For me the whole thing had the same feel to it as the book - the film was a little rushed but overall it flowed very well (and to be honest Cornelia's book doesn't have the best flow in the world). I think things that needed to be explained were explained well, and nothing would have confused me if I hadn't read the book beforehand.
This is a very good film which hopefully will delight all fans of Inkheart as much as it delighted me. I am very pleased with it because it's almost like they took the book and put it into film version, with a few tweaks (they are rather large ones, but they worked well).
It is good as a stand-alone project and also as a film companion to the book. Without the book this is a very good film, but with the book it's even better because its as true to the book as I think they could do (with changes, of course, but thats what makes it able to be a stand-alone film).
The opportunity for doing the sequels is still there, but if they didn't want to the film wraps up nicely.
Let's face it, it's tough to write a screenplay for a novel as intricately woven as "Inkheart." Some scenes were cut that should have been included and some sections were changed entirely.
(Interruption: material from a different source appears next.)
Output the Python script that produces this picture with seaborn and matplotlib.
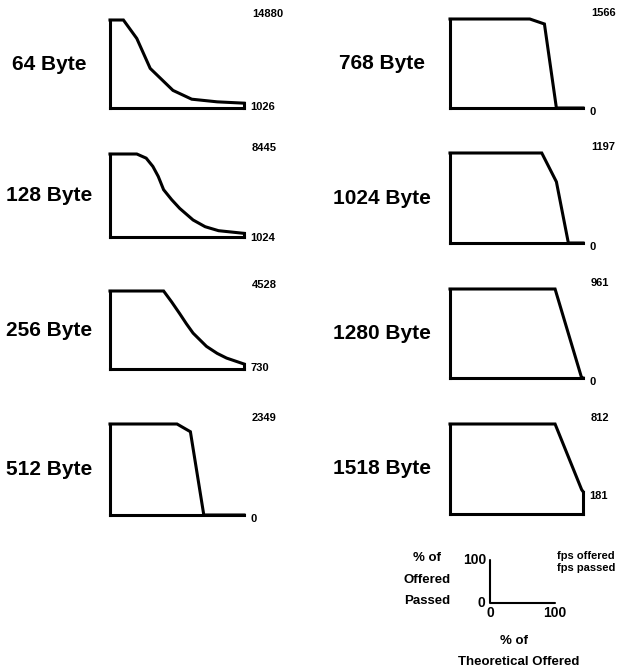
import matplotlib
matplotlib.use("Agg")
import matplotlib.pyplot as plt
import pandas as pd
import seaborn as sns

sns.set_style("white")
plt.rcParams["font.family"] = ["Liberation Sans", "DejaVu Sans"]
plt.rcParams["font.weight"] = "bold"
plt.rcParams["text.color"] = "black"

# Frame sizes tested and the frame rates reported at the right of each panel
frame_sizes = [64, 128, 256, 512, 768, 1024, 1280, 1518]
fps_offered = [14880, 8445, 4528, 2349, 1566, 1197, 961, 812]
fps_passed = [1026, 1024, 730, 0, 0, 0, 0, 181]

# % of theoretical offered load (x) vs % of offered frames passed (y)
load_64 = [0, 10, 20, 30, 47, 61, 80, 100]
pass_64 = [100, 100, 79, 45, 20, 10, 7, 5.5]
load_128 = [0, 20, 27, 32, 36, 40, 46, 52, 62, 71, 81, 100]
pass_128 = [100, 100, 95, 85, 73, 57, 45, 34.5, 20.5, 12.4, 7.6, 4.4]
load_256 = [0, 40, 46, 52, 57, 62, 72, 80, 87, 100]
pass_256 = [100, 100, 86, 71, 58, 46, 29, 20, 14, 6.4]
load_512 = [0, 50, 60, 70, 100]
pass_512 = [100, 100, 91.5, 0, 0]
load_768 = [0, 60, 71, 80, 100]
pass_768 = [100, 100, 94.4, 0, 0]
load_1024 = [0, 69, 80, 89, 100]
pass_1024 = [100, 100, 68, 0, 0]
load_1280 = [0, 79, 99, 100]
pass_1280 = [100, 100, 0, 0]
load_1518 = [0, 79, 99, 100]
pass_1518 = [100, 100, 27, 25]

curves = [
    (load_64, pass_64), (load_128, pass_128), (load_256, pass_256),
    (load_512, pass_512), (load_768, pass_768), (load_1024, pass_1024),
    (load_1280, pass_1280), (load_1518, pass_1518),
]

W, H = 626, 669
fig = plt.figure(figsize=(W / 100, H / 100), dpi=100)

# panel boxes in pixels: left, right, top, bottom
boxes = [
    (110, 244, 20, 108), (110, 244, 154, 237), (110, 244, 291, 369), (110, 244, 424, 515),
    (450, 583, 19, 108), (450, 583, 153, 243), (450, 583, 289, 378), (450, 583, 424, 514),
]
label_cx = [49, 49, 49, 49, 382, 382, 382, 382]

LW = 2.2
for i, (size, (xs, ys)) in enumerate(zip(frame_sizes, curves)):
    x0, x1, top, bot = boxes[i]
    ax = fig.add_axes([x0 / W, 1 - bot / H, (x1 - x0) / W, (bot - top) / H])
    ax.set_xlim(0, 100)
    ax.set_ylim(0, 100)
    ax.axis("off")
    df = pd.DataFrame({"load": xs, "passed": ys})
    sns.lineplot(data=df, x="load", y="passed", sort=False, color="black",
                 linewidth=LW, ax=ax, clip_on=False, solid_joinstyle="miter",
                 solid_capstyle="projecting")
    end = ys[-1]
    ax.plot([0, 0], [100, 0], color="black", lw=LW, clip_on=False,
            solid_capstyle="projecting")
    ax.plot([0, 100], [0, 0], color="black", lw=LW, clip_on=False,
            solid_capstyle="projecting")
    if end > 0:
        ax.plot([100, 100], [0, end], color="black", lw=LW, clip_on=False,
                solid_capstyle="projecting")
    ax.annotate(f"{fps_offered[i]}", xy=(100, 100), xytext=(5.8, 4.0),
                textcoords="offset points", ha="left", va="center",
                fontsize=8, fontweight="bold")
    ax.annotate(f"{fps_passed[i]}", xy=(100, end), xytext=(4.5, -3),
                textcoords="offset points", ha="left", va="center",
                fontsize=8, fontweight="bold")
    fig.text(label_cx[i] / W, 1 - (top + bot) / 2 / H, f"{size} Byte",
             ha="center", va="center", fontsize=15, fontweight="bold")

# key panel explaining the axes
kx0, kx1, ktop, kbot = 490, 555, 560, 603
kax = fig.add_axes([kx0 / W, 1 - kbot / H, (kx1 - kx0) / W, (kbot - ktop) / H])
kax.set_xlim(0, 100)
kax.set_ylim(0, 100)
kax.axis("off")
kax.plot([0, 0, 100], [100, 0, 0], color="black", lw=1.5, clip_on=False)
kax.text(-5, 100, "100", ha="right", va="center", fontsize=10, fontweight="bold")
kax.text(-8, 0, "0", ha="right", va="center", fontsize=10, fontweight="bold")
kax.text(0, -24, "0", ha="center", va="center", fontsize=10, fontweight="bold")
kax.text(100, -24, "100", ha="center", va="center", fontsize=10, fontweight="bold")

fig.text(427 / W, 1 - 558 / H, "% of", ha="center", va="center", fontsize=9.5, fontweight="bold")
fig.text(427 / W, 1 - 580 / H, "Offered", ha="center", va="center", fontsize=9.5, fontweight="bold")
fig.text(427 / W, 1 - 601 / H, "Passed", ha="center", va="center", fontsize=9.5, fontweight="bold")
fig.text(514 / W, 1 - 641 / H, "% of", ha="center", va="center", fontsize=9.5, fontweight="bold")
fig.text(519 / W, 1 - 662 / H, "Theoretical Offered", ha="center", va="center",
         fontsize=9.5, fontweight="bold")
fig.text(557 / W, 1 - 556 / H, "fps offered", ha="left", va="center", fontsize=8, fontweight="bold")
fig.text(557 / W, 1 - 568 / H, "fps passed", ha="left", va="center", fontsize=8, fontweight="bold")

fig.savefig("out.png", dpi=100, facecolor="white")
But isn't it the characters that count? Their development and how true they are to the original work? In that regard, this movie is amazing! Everyone, except for perhaps Basta, was exactly as I pictured, with star performances by the leading cast. Watching Dustfinger blow fire into his fingertips and listening to Mo's voice while he reads treasure from "Arabian Nights?" It sent shivers up my spine to actually be watching one of my favorite books come alive on screen. And honestly, if we don't give this movie a chance than we're squashing any hopes of ever seeing "Inkdeath" on the big screen. Come on people, give "Inkheart" a chance!
Went to watch this film last night, now I'm not a big fan of Brendan Fraser but I enjoyed him in this film, he plays a loving father who just wants to protect his little girl, don't worry I haven't given anything at all away about this film. The acting was very good, the story was very Walt Disney which I love when watching a fantasy film, the cast isn't full of good looking stars but at the end of the day what Fantasy films are? If you love watching your children smile when watching a film then go and see it but also if you're an adult who loves a little bit of romance then go and watch this film, you'll understand why I said that once you have.